The charm of video games, said Jani, is also that they do not yield to propaganda, unlike films, because those who make the games often have to relinquish authorial control once the game is made available to players. “With films, it is possible to bend them to propaganda or violence in very particular ways,” said Jani. “Video games have proven incredibly resistant to this. When they are used for propaganda or used to advocate a specific kind of violence, they break miserably and often turn out to be pretty bad games because they are not open enough to other authorial interpretations. You have to relinquish control and allow players to interpret the game as they are playing it. That is a fundamental tenet of making games.” Romig gave the example of ‘Disco Elysium’, a video game designed by a group of Estonian Marxists, in which you play as a detective trying to solve a murder mystery. Even though the designers have a specific political stance, they don’t impose it on the players, who are given a lot of latitude in choosing their political perspective. “But no matter which approach you take, the game is going to roast you, even if you become a Marxist,” said Romig. “But it roasts you the hardest if you choose to be a centrist, because it knows that some people try to get out of being political by choosing the middle road.”

But the world of video games is still veiled to many, mostly because we lack the critical vocabulary to understand and describe their impact, and to codify which ideas they are uniquely suited to explore. That is because video games are still a relatively young medium. Just like cinema, in its first few decades, was not taken seriously or considered as art, the potential of video games today is also largely not exploited.

Also, the video game industry, for the large part, is still insular and has, for a long time, been a medium of privilege, said Jani. Even as indie games explore the world through nuanced perspectives in weird and wonderful ways, the mainstream industry continues to remain fascinated by first person shooter and third person adventure games that have very little to do with detailed storytelling. And it offers stiff resistance to those who try to break the mould. Jani gave the example of Gamergate in 2014-2015, when a group of right-wingers and white male players organised an online harassment campaign against diverse voices and representation in video games and game cultures.
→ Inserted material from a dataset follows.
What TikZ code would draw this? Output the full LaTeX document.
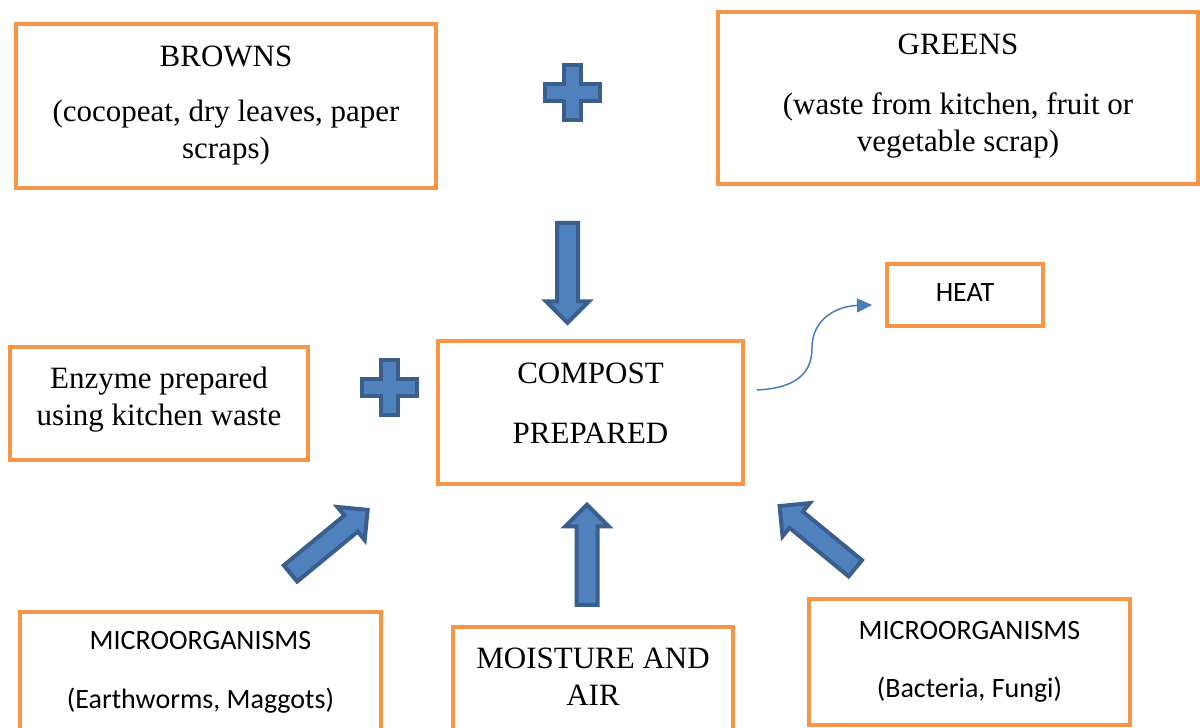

But resistance has a way of thriving the more it is quenched. In increasingly popular corners of the internet, developers continue to play around with form and content, coming up with fascinating video games like ‘This War of Mine’ (which explores the mental health of youngsters in conflict zones) and ‘Consume Me’ (about the compulsive nature of eating disorders), which let you experience in ways that no other medium can the incredible privilege and pain of being human.